I have always been wary of theories that posit a mechanical progression in the same way as I feel distant from deterministic narratives. Nature - and human nature with it - is far to complex to be predictable in any general or precise way. That is not to say that humans can't be conditioned to act in fairly predictable ways and Capitalism has achieved this in an era of unprecedented access to sources of energy-density.

The centralised state will not be dismantled by violent revolution. As you point out, revolution was in practice more an exercise in seizing the state and the power it could wield rather than an attempt to destroy it. It will die out, though, as it becomes more and more irrelevant and the restoration of the commons is, if not inevitable, an attractive alternative.

I would strongly advocate for progress in this direction to be accelerated as my fear is that the collapse of the state will leave a vacuum for complete disorder and the rise of armed groups.

It is all a choice in the end and our conditioning will play a big role in which choice we make.

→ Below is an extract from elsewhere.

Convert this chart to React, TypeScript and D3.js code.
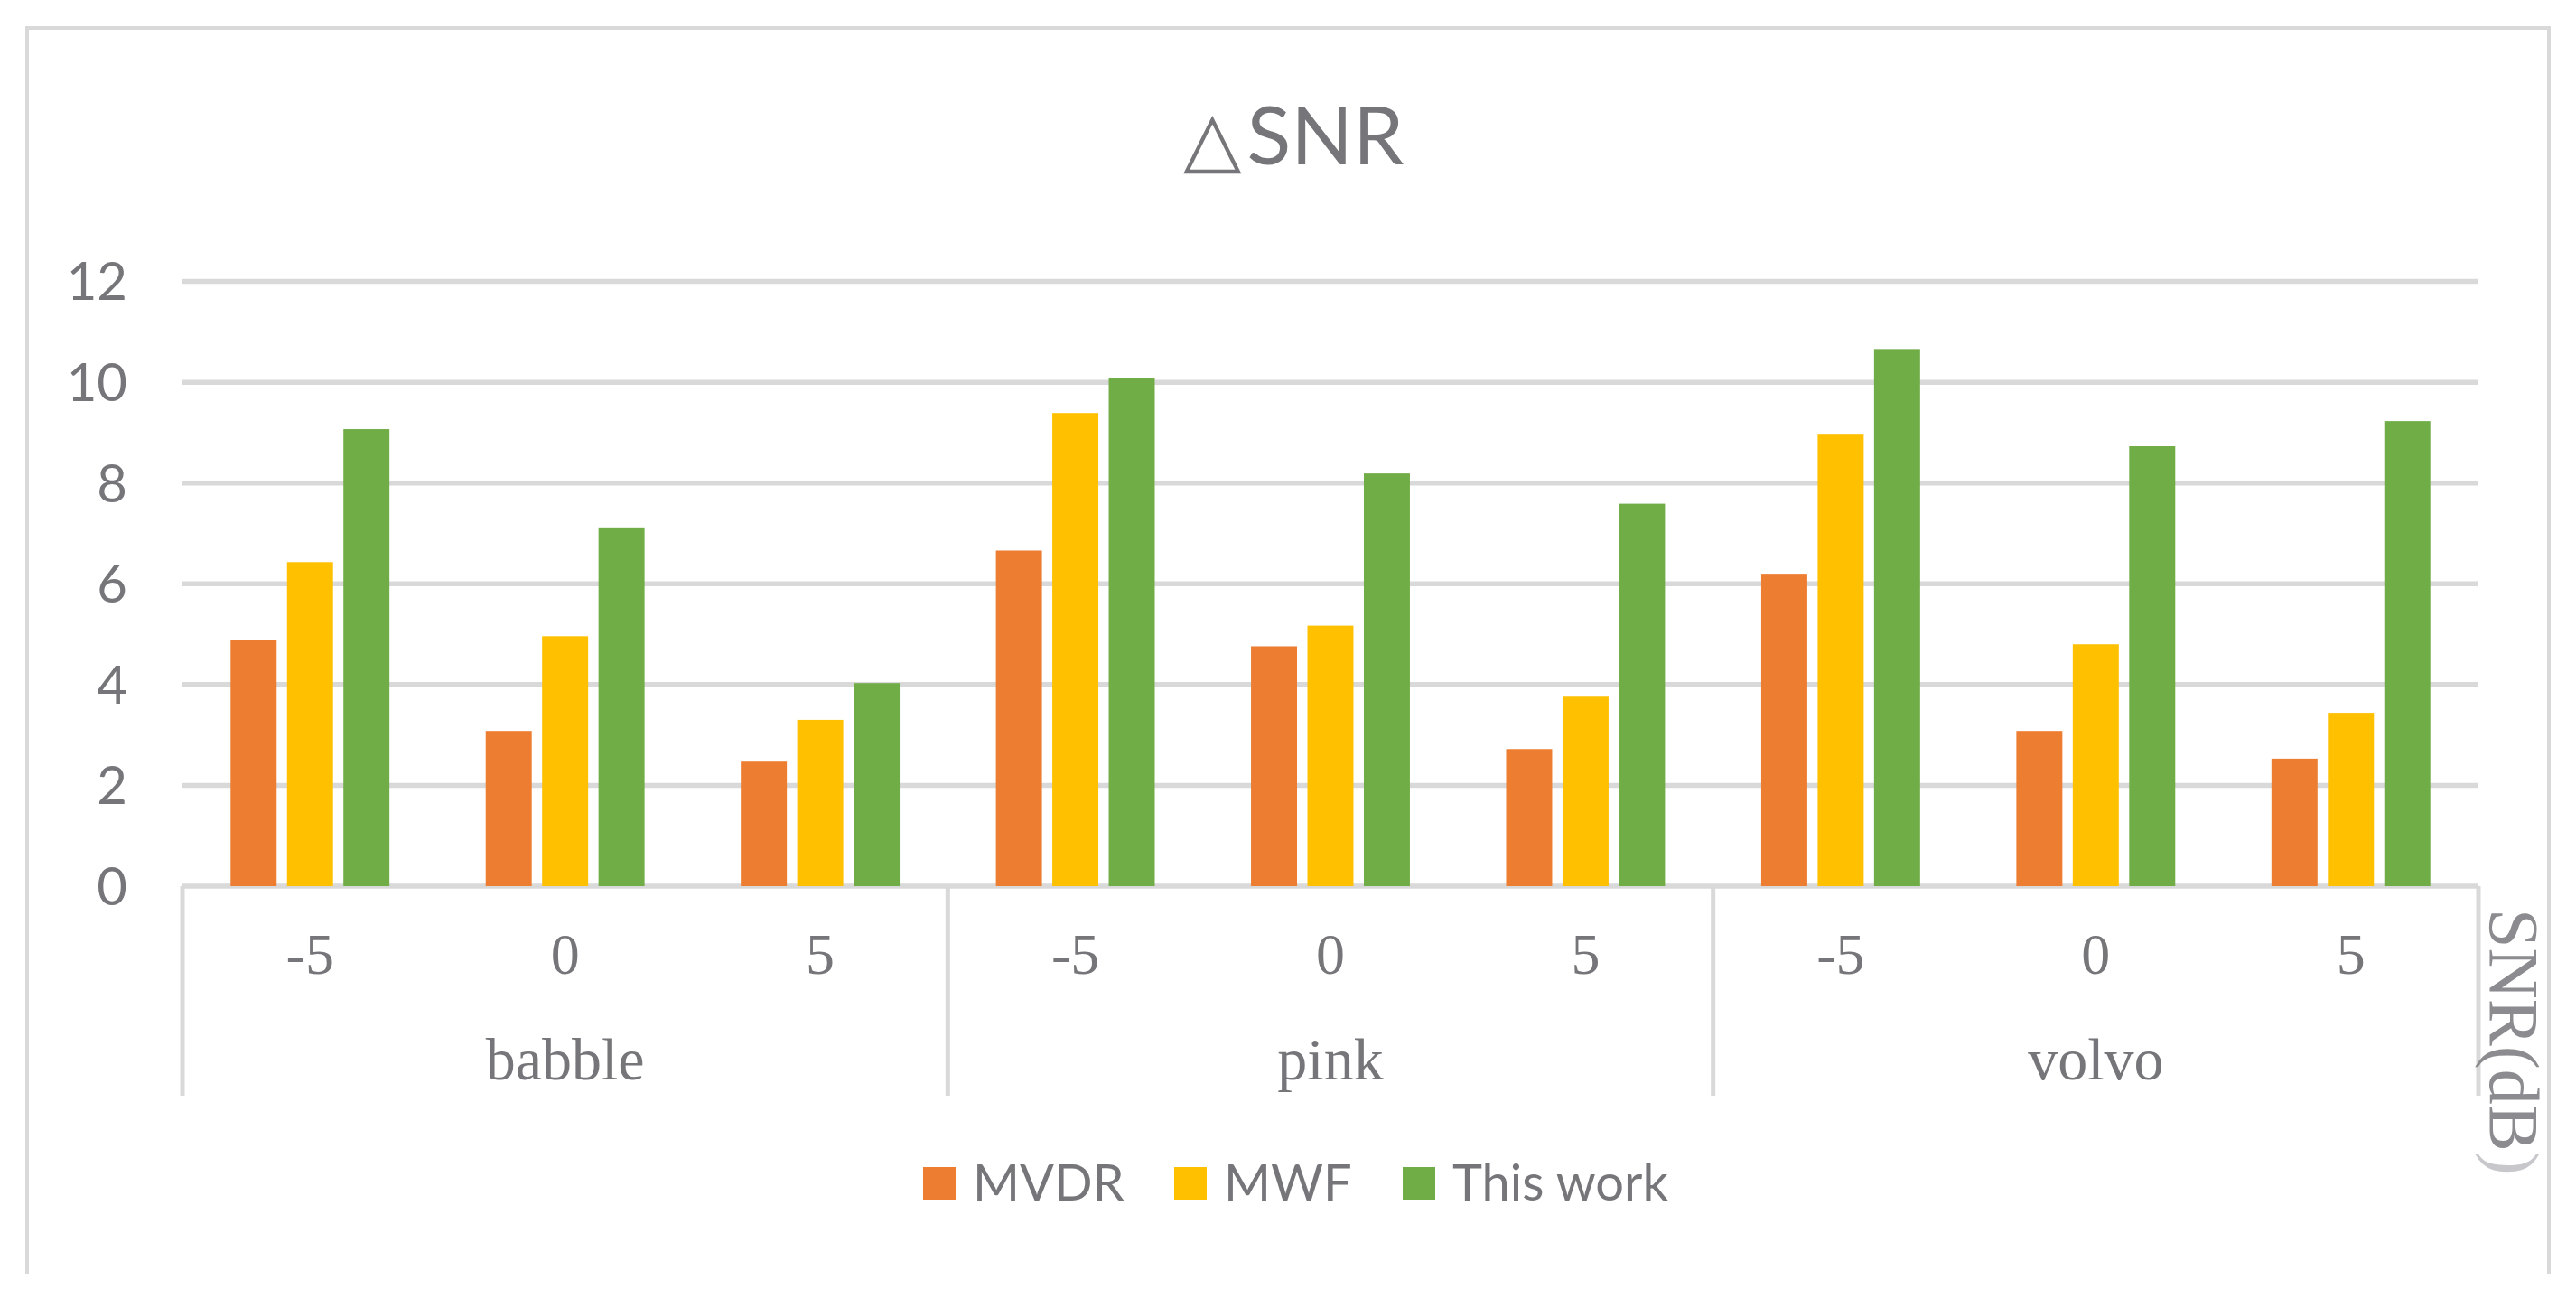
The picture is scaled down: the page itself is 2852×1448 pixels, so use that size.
import * as d3 from 'd3';

const noiseTypes = ['babble', 'pink', 'volvo'];
const snrLevels = ['-5', '0', '5'];
const seriesNames = ['MVDR', 'MWF', 'This work'];
const seriesColors = ['#ED7D31', '#FFC000', '#70AD47'];

// values in order babble(-5,0,5), pink(-5,0,5), volvo(-5,0,5)
const mvdrValues = [4.89, 3.08, 2.47, 6.66, 4.76, 2.72, 6.2, 3.08, 2.53];
const mwfValues = [6.43, 4.96, 3.3, 9.39, 5.17, 3.76, 8.96, 4.8, 3.44];
const thisWorkValues = [9.07, 7.12, 4.03, 10.09, 8.19, 7.59, 10.66, 8.73, 9.23];
const yTicks = [0, 2, 4, 6, 8, 10, 12];

const W = 2852;
const H = 1448;
const plot = { left: 202, right: 2744, top: 311.6, bottom: 981 };
const textGray = '#76767a';
const gridGray = '#d9d9d9';

export default function App() {
  const series = [mvdrValues, mwfValues, thisWorkValues];

  const y = d3.scaleLinear().domain([0, 12]).range([plot.bottom, plot.top]);
  const xGroup = d3.scaleBand().domain(noiseTypes).range([plot.left, plot.right]);
  const xCell = d3.scaleBand().domain(snrLevels).range([0, xGroup.bandwidth()]);
  const xBar = d3
    .scaleBand()
    .domain(seriesNames)
    .range([0, xCell.bandwidth()])
    .paddingInner(0.184)
    .paddingOuter(0.853);

  const dividers = [...noiseTypes.map((g) => xGroup(g)!), plot.right];
  const legendX = [1022, 1300, 1553];

  return (
    <svg
      width={W}
      height={H}
      viewBox={`0 0 ${W} ${H}`}
      style={{ position: 'absolute', left: 0, top: 0, background: '#fff' }}
    >
      {/* frame: left, top, right (bottom is cropped) */}
      <path
        d="M30,1410 L30,31 L2822,31 L2822,1410"
        fill="none"
        stroke={gridGray}
        strokeWidth={4}
      />

      <text
        x={1432}
        y={182}
        textAnchor="middle"
        fontFamily="Lato, 'DejaVu Sans', sans-serif"
        fontSize={90}
        fill={textGray}
      >
        <tspan fontFamily="'DejaVu Sans'" fontWeight={200} fontSize={84}>△</tspan>
        <tspan dx={6}>SNR</tspan>
      </text>

      {/* gridlines */}
      {yTicks.map((t) => (
        <line
          key={t}
          x1={plot.left}
          x2={plot.right}
          y1={y(t)}
          y2={y(t)}
          stroke={gridGray}
          strokeWidth={5.5}
        />
      ))}

      {yTicks.map((t) => (
        <text
          key={'yl' + t}
          x={141}
          y={y(t)}
          dy="0.36em"
          textAnchor="end"
          fontFamily="Lato, sans-serif"
          fontSize={58}
          fill={textGray}
        >
          {t}
        </text>
      ))}

      {/* bars */}
      {noiseTypes.map((g, gi) =>
        snrLevels.map((s, si) =>
          seriesNames.map((name, k) => {
            const v = series[k][gi * 3 + si];
            const x = xGroup(g)! + xCell(s)! + xBar(name)!;
            return (
              <rect
                key={`${g}-${s}-${name}`}
                x={x}
                y={y(v)}
                width={xBar.bandwidth()}
                height={y(0) - y(v)}
                fill={seriesColors[k]}
              />
            );
          }),
        ),
      )}

      {/* category dividers */}
      {dividers.map((x, i) => (
        <line
          key={'d' + i}
          x1={x}
          x2={x}
          y1={plot.bottom}
          y2={1213}
          stroke={gridGray}
          strokeWidth={5}
        />
      ))}

      {/* SNR tick labels */}
      {noiseTypes.map((g) =>
        snrLevels.map((s) => (
          <text
            key={'x' + g + s}
            x={xGroup(g)! + xCell(s)! + xCell.bandwidth() / 2}
            y={1078}
            textAnchor="middle"
            fontFamily="'Liberation Serif', 'Times New Roman', serif"
            fontSize={64}
            fill={textGray}
          >
            {s}
          </text>
        )),
      )}

      {noiseTypes.map((g) => (
        <text
          key={'g' + g}
          x={xGroup(g)! + xGroup.bandwidth() / 2}
          y={1195}
          textAnchor="middle"
          fontFamily="'Liberation Serif', 'Times New Roman', serif"
          fontSize={66}
          fill={textGray}
        >
          {g}
        </text>
      ))}

      {/* legend */}
      {seriesNames.map((name, k) => (
        <g key={'lg' + name} transform={`translate(${legendX[k]},1292)`}>
          <rect width={36} height={36} fill={seriesColors[k]} />
          <text
            x={55}
            y={37}
            fontFamily="Lato, sans-serif"
            fontSize={56}
            fill={textGray}
          >
            {name}
          </text>
        </g>
      ))}

      {/* rotated unit label */}
      <text
        transform="translate(2757,1006) rotate(90)"
        fontFamily="'Liberation Serif', 'Times New Roman', serif"
        fontSize={78}
        fill="#8c8c90"
      >
        SNR(dB<tspan fill="#c8c8cc">)</tspan>
      </text>
    </svg>
  );
}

Look forward to the next chapter!

Matthew T Hoare's avatar

Great article, thanks for sharing.

I agree with Bookchin's analysis that our attempts to separate ourselves from and dominate over nature is where everything went wrong, with the domination & exploitation of women, workers, ethnic minorities, and the Global South in general following on from that.

So the West's much-lauded "civilisation" was never anything more than a marauding trail of destruction, a bit like a locust swarm, and it tried to obliterate all the ways we had of living in harmony with nature and respecting planetary boundaries. It is those old ways that offer our best chance of salvation now.